There is a lot to consider. 

Will you be truncating features in the older SDE sql server table and then appending new features into this same table? In this scenario, any configuration made in SDE will not be migrated across. SDE configuration in each database remain independent. How much backward compatibility between enterprise geodatabases is an important consideration here too. There are limits in how far back a version you can go between SQL Server and ArcGIS.

If you want to delete the older SDE sql server table completely and migrate a new copy as a fresh table - then any SDE configuration is deleted and you have to reconfigure these tables as feature classes\enterprise geodatabase artifacts. Also consider downstream impacts of deleting an artifact. For example, if you have a ArcGIS Server service registered this feature class as a data source and it gets deleted, then in many cases, a data outage occurs until you republish.

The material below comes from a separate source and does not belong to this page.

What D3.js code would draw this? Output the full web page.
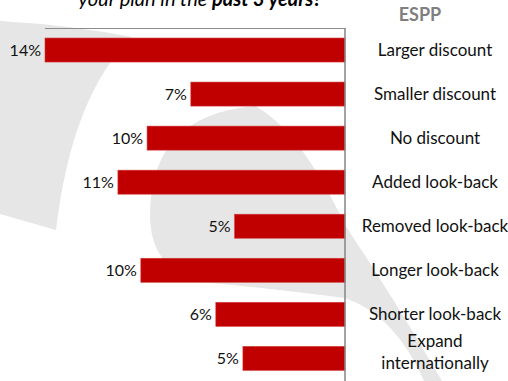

From my limited experience, SSIS doesn't 'out of the box' understand enterprise geodatabases concepts like feature classes unless you specifically include updates to SDE system tables. I strongly recommend not to modify SDE system tables directly.

I'm my opinion, other products like ArcGIS Data Interoperability, FME Workbench, even python using arcpy can handle interoperability between data model frameworks and formats and backwards compatibility of enterprise geodatabases much better and a bit more maturely than SSIS.

I would be interested to see what others have done with SSIS too.